Site Reliability Engineer
Graduate job San Jose, Costa Rica Design / Civil engineering / Industrial engineering
Job description
Job Summary
We are building a next-generation Site Reliability Engineering team. You'll provide operational support to clients' servers, applications, and network systems. Along with daily client infrastructure maintenance, you'll manage networks and servers for everything from small to large and complex apps.
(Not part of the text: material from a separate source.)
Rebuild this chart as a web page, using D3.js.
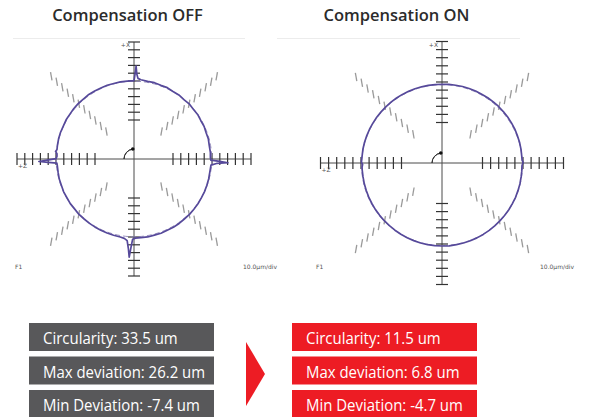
<!DOCTYPE html>
<html><head><meta charset="utf-8">
<script src="https://cdn.jsdelivr.net/npm/d3@7"></script>
<style>html,body{margin:0;padding:0;background:#fff;} svg{display:block;}</style>
</head><body>
<svg id="c" width="602" height="417"></svg>
<script>
const panelTitles = ["Compensation OFF", "Compensation ON"];
const axisLabels = ["+X", "+Z", "F1", "10.0µm/div"];
const tickDivs = [5,6,7,8,9,10,11,12,13,14,15];
const axisAngles = [0, 90, 180, 270];
const diagAngles = [45, 135, 225, 315];
// best-fit reference circles [dx, dy, radius] in divisions
const offFit = [0, 0, 9.97];
const onFit = [0, 0.26, 9.93];
// [angle clockwise from +X (top), radius in divisions]
const offTrace = [[0,10.05],[0.8,11.0],[1.3,11.9],[1.9,10.9],[2.8,10.35],[5,10.2],[10,10.1],[15,10.13],[20,10.05],[25,10.09],[30,10.0],[35,10.03],[40,9.95],[45,10.0],[50,9.93],[55,9.96],[60,9.88],[65,9.91],[70,9.84],[75,9.87],[80,9.8],[85,9.83],[89,9.8],[90.8,9.85],[91.6,11.0],[92.3,12.05],[93.1,10.6],[94.5,9.9],[98,9.87],[105,9.91],[110,9.93],[115,9.96],[120,9.97],[125,10.01],[130,10.02],[135,10.06],[140,10.04],[145,10.09],[150,10.1],[155,10.08],[160,10.13],[165,10.1],[170,10.15],[175,10.12],[179,10.15],[181,10.3],[182,11.4],[182.8,12.6],[183.6,11.5],[184.8,10.5],[187,10.25],[190,10.15],[195,10.12],[200,10.1],[205,10.07],[210,10.05],[215,10.03],[220,10.0],[225,10.01],[230,9.95],[235,9.97],[240,9.93],[245,9.95],[250,9.9],[255,9.92],[260,9.88],[265,9.87],[267,9.9],[267.8,11.0],[268.5,12.2],[269.3,11.1],[270.3,10.0],[272,9.88],[274,9.9],[275.5,10.1],[277,9.95],[280,9.97],[285,10.01],[290,10.02],[295,10.0],[300,10.05],[305,10.03],[310,10.07],[315,10.08],[320,10.05],[325,10.1],[330,10.08],[335,10.05],[340,10.06],[345,10.02],[350,10.04],[355,10.02],[360,10.05]];
const onTrace = [[0,9.72],[5,9.74],[10,9.75],[15,9.78],[20,9.78],[25,9.81],[30,9.8],[35,9.84],[40,9.85],[45,9.87],[50,9.88],[55,9.9],[60,9.9],[65,9.92],[70,9.9],[75,9.91],[80,9.9],[85,9.88],[88,9.9],[89.5,10.02],[90.5,9.96],[92,9.88],[96,9.9],[100,9.92],[105,9.96],[110,9.98],[115,10.02],[120,10.03],[125,10.07],[130,10.08],[135,10.1],[140,10.12],[145,10.16],[150,10.18],[155,10.2],[160,10.22],[165,10.23],[170,10.24],[175,10.26],[180,10.25],[185,10.25],[190,10.24],[195,10.22],[200,10.2],[205,10.18],[210,10.15],[215,10.13],[220,10.1],[225,10.08],[230,10.05],[235,10.03],[240,10.0],[245,9.98],[250,9.95],[255,9.93],[260,9.9],[265,9.89],[267,9.88],[269,9.8],[270,9.9],[271,9.95],[275,9.9],[280,9.91],[285,9.9],[290,9.88],[295,9.87],[300,9.85],[305,9.84],[310,9.82],[315,9.81],[320,9.8],[325,9.79],[330,9.78],[335,9.76],[340,9.75],[345,9.74],[350,9.73],[355,9.72],[360,9.72]];
const statLabels = ["Circularity", "Max deviation", "Min Deviation"];
const offStats = [33.5, 26.2, -7.4];
const onStats = [11.5, 6.8, -4.7];
const statUnit = "um";

const svg = d3.select("#c");
svg.append("rect").attr("width",602).attr("height",417).attr("fill","#fff");

const panels = [
  {title: panelTitles[0], trace: offTrace, fit: offFit, cx: 134, cy: 159, outer: 117, titleX: 127.5, frame:[13,245]},
  {title: panelTitles[1], trace: onTrace, fit: onFit, cx: 442, cy: 163, outer: 121.5, titleX: 396.5, frame:[277,520]}
];

panels.forEach((p, pi) => {
  const r = d3.scaleLinear().domain([0, 15]).range([0, p.outer]);
  const g = svg.append("g").attr("transform", `translate(${p.cx},${p.cy})`);
  svg.append("line").attr("x1",p.frame[0]).attr("x2",p.frame[1]).attr("y1",38.5).attr("y2",38.5)
    .attr("stroke","#ececec").attr("stroke-width",1);
  svg.append("text").attr("x", p.titleX).attr("y", 21).attr("text-anchor","middle")
    .attr("font-family","'Open Sans', sans-serif").attr("font-weight",600).attr("font-size",16.5)
    .attr("fill","#2b2b2b").text(p.title);

  const pt = (a, d) => { const t = a*Math.PI/180; return [r(d)*Math.sin(t), -r(d)*Math.cos(t)]; };
  // diagonal tick rows: steep strokes leaning slightly toward the row direction
  const lean = 10*Math.PI/180;
  diagAngles.forEach(a => {
    const s = (a === 135 || a === 315) ? 1 : -1;
    const vx = s*Math.sin(lean), vy = Math.cos(lean), L = 4.2;
    tickDivs.forEach(d => {
      const [x, y] = pt(a, d);
      g.append("line").attr("x1", x - vx*L).attr("y1", y - vy*L).attr("x2", x + vx*L).attr("y2", y + vy*L)
        .attr("stroke","#9a9a9a").attr("stroke-width",1.3);
    });
  });
  // axes
  g.append("line").attr("x1", -r(15)).attr("x2", r(15)).attr("y1",0).attr("y2",0).attr("stroke","#4a4a4a").attr("stroke-width",1);
  g.append("line").attr("y1", -r(15)).attr("y2", r(15)).attr("x1",0).attr("x2",0).attr("stroke","#4a4a4a").attr("stroke-width",1);
  axisAngles.forEach(a => {
    tickDivs.forEach(d => {
      const [x, y] = pt(a, d); const t = a*Math.PI/180;
      const vx = Math.cos(t), vy = Math.sin(t), L = 6;
      g.append("line").attr("x1", x - vx*L).attr("y1", y - vy*L).attr("x2", x + vx*L).attr("y2", y + vy*L)
        .attr("stroke","#333").attr("stroke-width",1.2);
    });
  });
  // best-fit reference circle
  g.append("circle").attr("cx", r(p.fit[0])).attr("cy", r(p.fit[1])).attr("r", r(p.fit[2]))
    .attr("fill","none").attr("stroke","#8e86b8").attr("stroke-width",0.9).attr("stroke-dasharray","5,3");
  // trace
  const line = d3.lineRadial().angle(d => d[0]*Math.PI/180).radius(d => r(d[1])).curve(d3.curveLinearClosed);
  g.append("path").attr("d", line(p.trace)).attr("fill","none").attr("stroke","#56499a").attr("stroke-width",1.7)
    .attr("stroke-linejoin","round");
  // center marker
  const arc = d3.arc().innerRadius(10).outerRadius(10).startAngle(-Math.PI/2).endAngle(-0.12);
  g.append("path").attr("d", arc()).attr("fill","none").attr("stroke","#333").attr("stroke-width",1);
  g.append("circle").attr("cx", 10*Math.sin(-0.12)).attr("cy", -10*Math.cos(-0.12)).attr("r",1.8).attr("fill","#111");
  // labels
  const lbl = (x, y, t, anchor) => g.append("text").attr("x",x).attr("y",y).attr("text-anchor",anchor||"start")
    .attr("font-family","'DejaVu Sans', sans-serif").attr("font-size",6).attr("fill","#555").text(t);
  lbl(-4, -r(15)+5, axisLabels[0], "end");
  lbl(-r(15)+1, 9, axisLabels[1]);
  lbl(-p.cx + (pi===0 ? 15 : 316), 269 - p.cy, axisLabels[2]);
  lbl(-p.cx + (pi===0 ? 243 : 540), 269 - p.cy, axisLabels[3]);
});

// stats boxes
const boxes = [
  {x: 29, color: "#58585a", vals: offStats},
  {x: 292, color: "#ed1c24", vals: onStats}
];
boxes.forEach(b => {
  statLabels.forEach((lab, i) => {
    const y = 323 + i*33.5;
    svg.append("rect").attr("x", b.x).attr("y", y).attr("width", 185).attr("height", 28).attr("fill", b.color);
    svg.append("text").attr("transform", `translate(${b.x+14},${y+21.3}) scale(0.88,1)`)
      .attr("font-family","'Open Sans', sans-serif").attr("font-size",17).attr("fill","#fff")
      .text(`${lab}: ${b.vals[i]} ${statUnit}`);
  });
});
// arrow
svg.append("path").attr("d","M246,342 L265,374 L246,406 Z").attr("fill","#ed1c24");
</script>
</body></html>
You'll have the opportunity to work and interact with multiple business areas in the company.
Key Responsibilities
- Operate, maintain and administer information technology solutions that contribute to the operational efficiency, availability and visibility of customer infrastructure.
- Plan and execute maintenances, scheduled tasks and follow procedural documentation.
- Observe and provide feedback on the current state of the client's infrastructure, and identify opportunities to improve security and resiliency, reduce the occurrence of incidents and automate repetitive administrative and operational tasks.
- Contribute to, improve and maintain team documentation about client systems and infrastructure, procedures, policies and schedules.
Work proactively across the company to ensure Intel's managed hosting infrastructure is never a constraint for its customers or any aspect of the company.
- Gather and document information about client environments through audit activities, and analyze the information to identify opportunities for improvement and application of best practices.
- Work collaboratively with team mates to contribute to the continuous improvement of our working culture.
- Must be able to participate in 12x7 incident response with occasional 24x7 coverage.
- Work through follow the sun and disaster recovery plans with other groups and departments.
- Ensure that all projects are delivered on-time, within scope and within budget.
Ability to manage time, resources and cost effectively thru the execution of projects; report progress clearly and accurately at all time.
Desired profile
Required Skills
- BS or MS in Computer Science, Engineering, or a related technical discipline, or equivalent experience.
- Essential systems hardware and network troubleshooting experience.
Scripting and automation of administrative tasks using powershell, bash, python, etc.
- System and application error investigation, troubleshooting of access/availability issues.
- Awareness of DevOps tools, processes, and culture.
- Ability to describe IaaS, PaaS, SaaS, pros and cons of each, use cases for virtualization and cloud.
- Common Windows & Linux installation, configuration and performance tuning.
- General SQL Server, Oracle, PostgreSQL and/or MySQL database knowledge to perform day-to-day tasks (backup & recovery, security and object change management, instance installation, configuration, patching, upgrading & monitoring).
- Fundamental TCP/IP networking, NIC bonding and network services configuration (DNS, NTP, DHCP, SMTP, etc.)
- Administration of web servers and supporting technologies, including network load balancers.